¡Cuán grande fue la fe de San José! Creyó por la palabra del Ángel el misterio de la Encarnación, en momentos que, turbado a la vista de María, pensaba dejarla.
¡Cómo fue probada su fe en Belén, cuando, rechazado de todas partes, se vio obligado a contentarse con un miserable establo, para que fuese la morada donde naciese el Verbo hecho carne!
¡A qué nueva prueba fue sometida la fe de San José, cuando, para salvar al Niño Dios, tuvo que partir al destierro; y luego, cuando hubo de regresar a la pobre ciudad de Nazaret, para vivir allí ignorado y en la más absoluta pobreza!
Todas estas pruebas no hacían sino perfeccionar su fe.

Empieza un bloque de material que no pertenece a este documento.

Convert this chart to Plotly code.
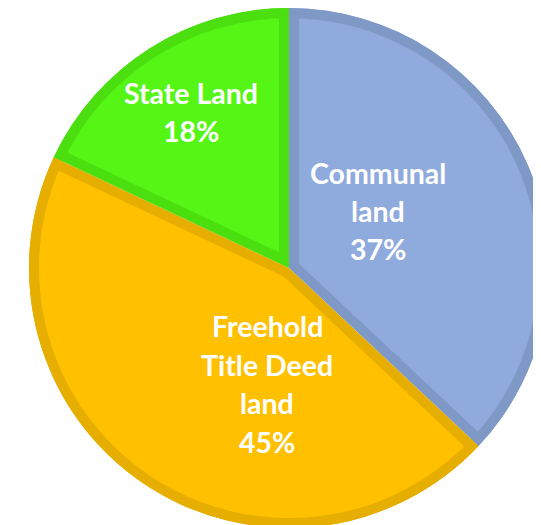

San José no veía en el Niño Dios sino la humildad, la debilidad, la pobreza; pero su fe, penetrando la nube, llegaba hasta la divinidad que se hallaba escondida y anonadada en ese cuerpecito, bajo las más obscuras apariencias.
¡Qué perfecta fue por lo mismo la adoración de su espíritu y de su corazón! Pues la adoración está siempre en razón de la fe.
Imitemos la fe de San José, viendo a Jesús tan humilde, tan oculto, tan anonadado en el Santísimo Sacramento. Traspasando la nube que cubre ese sol de amor, adoremos al Dios oculto por amor; respetemos el velo misterioso de su amor, y que el más hermoso homenaje de nuestra fe, sea la inmolación de nuestra razón y de nuestro corazón a sus pies.
Aspiración. San José, perfecto en la fe, obtenednos el don de la fe, de amor hacia Jesús Sacramentado.